Maltodextrin is a slightly sweet or tasteless polysaccharide derived from starch.

Why do “molecular gastronomy” chefs use maltodextrin?

Chefs use powder maltodextrin, generally tapioca maltodextrin, to “powder” fats like olive oil, bacon fat, and nutella (a pastry chef favorite).

Powdering fat doesn’t affect its flavor, but changes its texture into a dry powder that melts in the mouth, allowing chefs to bring a different look and texture to dishes.

Powdering tends to work better when the fat is chilled (as long as it still maintains a creamy or liquid consistency…many fats solidify when cold).

My understanding is that the maltodextrin isn’t drying or transforming the fat into a solid so much as it is absorbing it.
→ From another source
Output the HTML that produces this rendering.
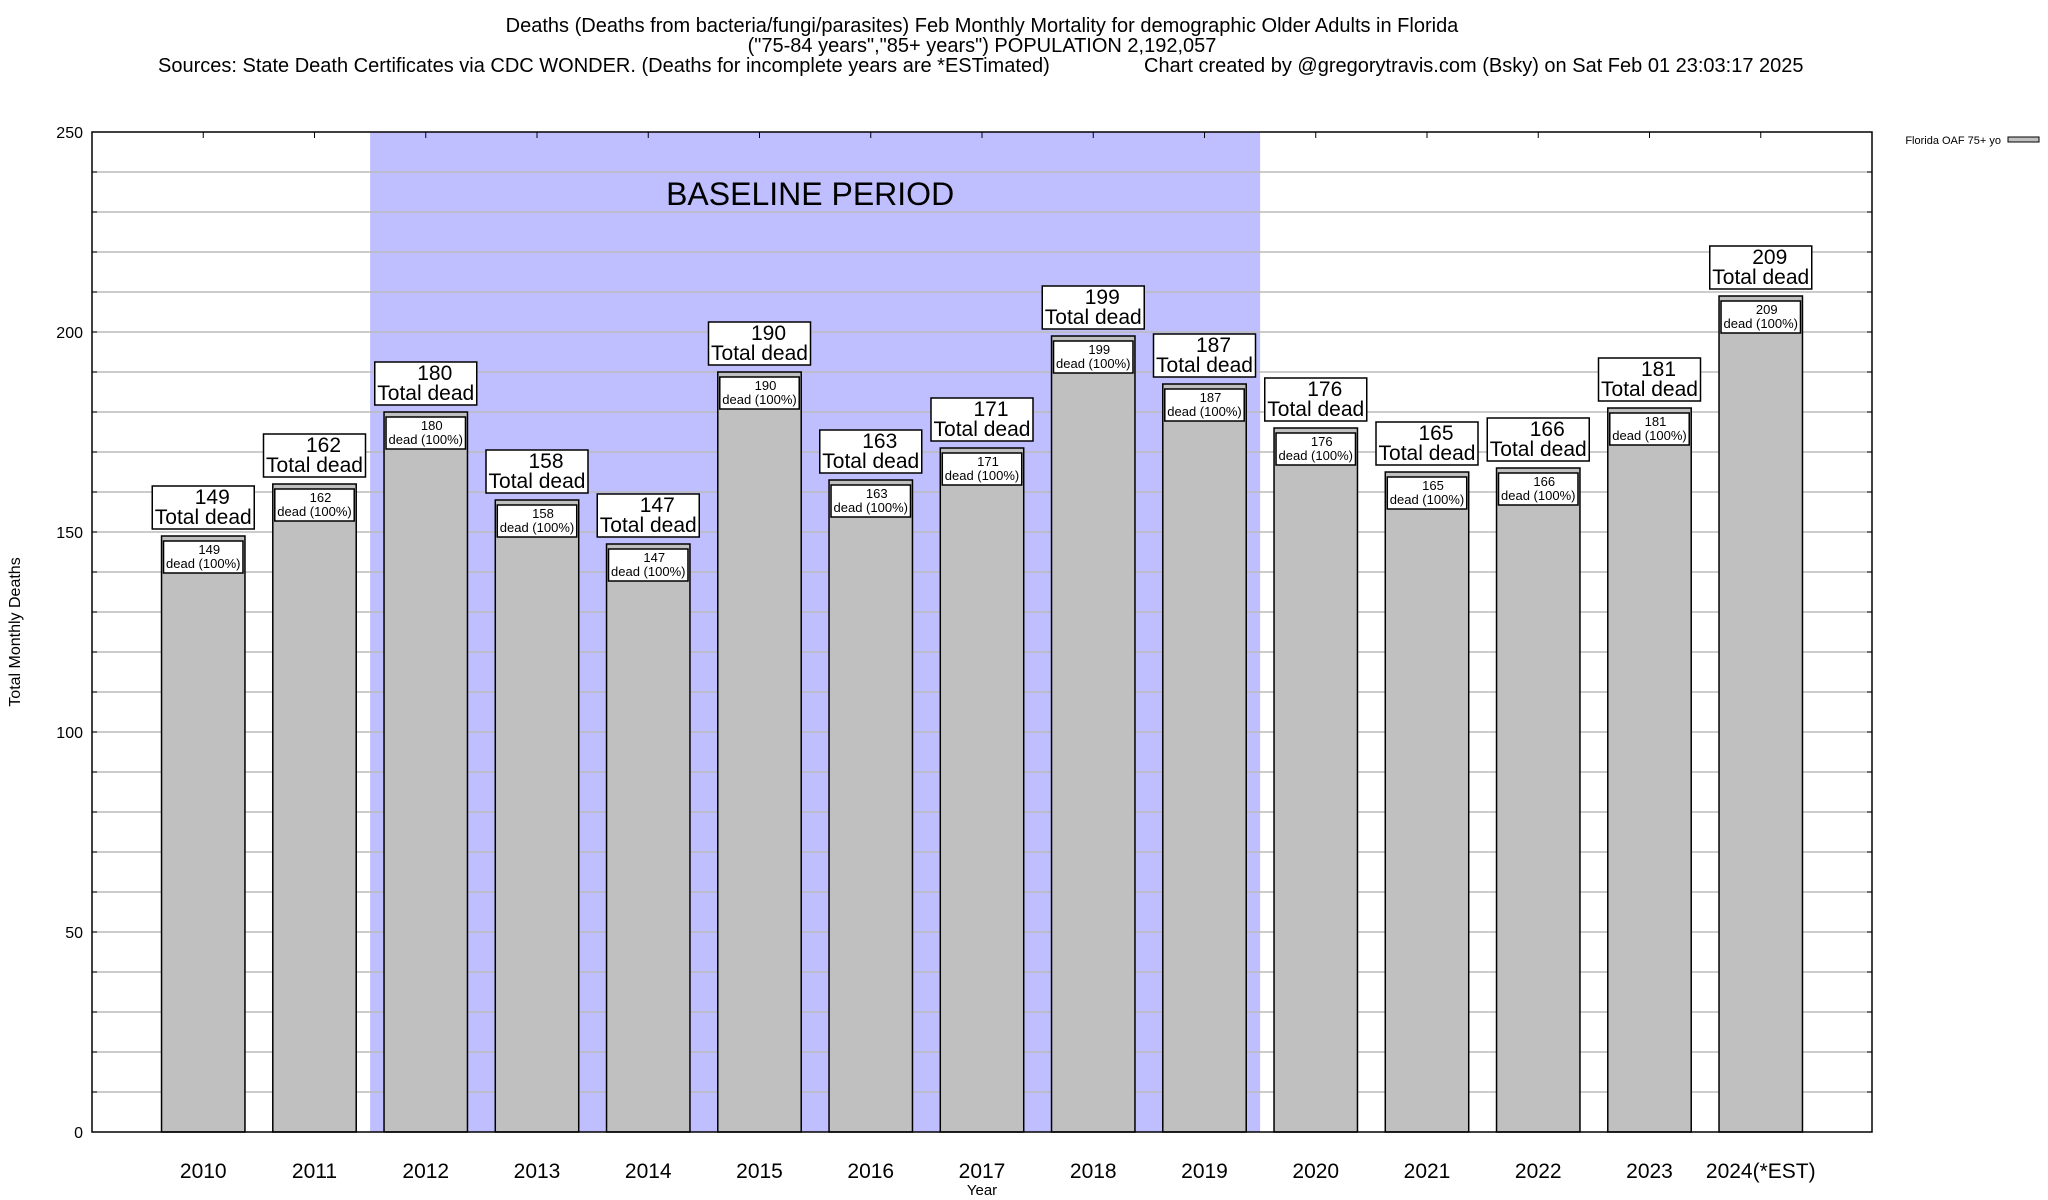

Why do food companies put it in processed foods?

In its powder form it’s often used as a food additive to increase the volume of powdered mixes or frozen foods without modifying their flavor.

In other words, food companies often use it to make more of things like cocoa mixes with the same amount of expensive ingredients (like chocolate) by fluffing them up with maltodextrin. It’s cheap and it doesn’t taste like much of anything.

Maltodextrin syrup is used as a food additive to make liquids more viscous and dense without making them much sweeter.

How is maltodextrin made?

Maltodextrin can be made from many different starches. The most common are corn, wheat, and (to a lesser extent) tapioca.

To make maltodextrin, starch molecules are partially split into smaller polysaccharides by cutting the hydrogen bonds that hold them together through the use of enzymes. This process is called “hydrolysis” (not to be confused with hydrogenation, which is entirely different).

Once made, maltodextrin is usually spray dried into a powder. It is also available (probably only to industrial food producers) in a syrup form.